Melissa Stern, “Curlers,” 2020, 21 x 8 x 5.5 inches, clay, resin, oil paint, wood, curlers.
“Does She or Doesn’t She,” one of the most famous advertising lines of all time, was the brainchild of the brilliant early adwoman Shirley Polykoff. It’s also the title of Melissa Stern’s exhibition at Firecat Projects in Chicago. Polykoff succeeded in selling oodles of Miss Clairol home hair-coloring kits to American women, whereas Stern wishes instead to consider the ramifications of so much attention paid to the dead cells growing out of our heads. The show includes a wall of droll little pencil and watercolor portraits of awkward girls whose beehives make it clear they’re from another time; a couple of larger, angry self-portraits of a kid whose curly hair was nothing like her classmates’ straight locks; and a terrifically sad young Muppet tenderly sculpted from clay and topped with ridiculous pink curlers and a silly green wood nose. You feel for her, for all of them, for all of us, really, and the lengths they’ve gone to, still go to, to present themselves, ourselves, just right.
—2021-01-11 10:52 AM

Alejandro Loureiro Lorenzo, “Untitled,” 2020-21, chromogenic print, 11 x 17 inches
The twenty-four photographs that Alejandro Loureiro Lorenzo presents in February in “Drift,” a delayed solo show at the Czong Institute for Contemporary Art in Gimpo, South Korea, are maddening. They come in a few clearly discernible categories: tightly cropped pictures of bits of trash in situ; collages of variously configured paint spills, abstract images and tangles of wire; and studies of white-on-white objects. Meticulously composed in shades of white, black and near-counterparts like taupe and slate, the photographs are bewildering enough that it seems likely nothing in them is quite what it appears to be. Are those shards of broken glass perhaps artist fabrications? In what dimension can that spilled paint be found? What even are those white things, and do they actually exist?
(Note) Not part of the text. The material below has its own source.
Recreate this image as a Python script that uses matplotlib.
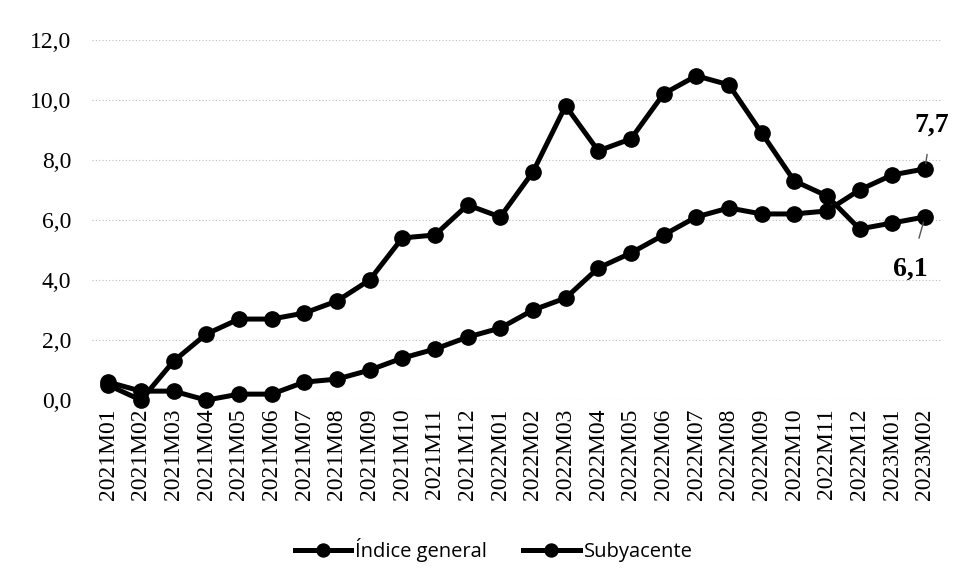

We like to believe what we see and so the guessing entailed by Lorenzo’s photographs unsettles; that type of questioning, however, is a crucial skillset to develop for contemporary times.
—2021-01-12 2:25 PM

Leviticus Shand, installation shot of “A Year if a Day.” Lillstreet Art Center, fall 2020
One of the stranger casualties of the coronavirus pandemic has been time. What is day, when is lunch, why is tomorrow without live showtimes, punch clocks and dinner parties? Leviticus Shand muses on what has been (and continues to be) our shared reality in “A Year if a Day,” exhibited at Lillstreet Art Center this past fall. Playing in loops on the sorts of small screen-based devices that have become indispensable are a series of GIFS created during Chicago’s shelter-in-place order. They are essentially the artist’s equivalent of watching the clock tick: Shand tracked the passage of light through venetian blinds, on the leaves of a pothos plant, on his kitchen walls and floor, across a gridded cutting mat. Done with a stop-motion technique that speeds things up considerably, the effect is aesthetically pleasing, of geometrically sharp shadows moving quickly and transformatively over domestic objects. The project itself achieves the old two-birds-with-one-stone ideal: Shand found a way to pass the time while also thoughtfully marking it.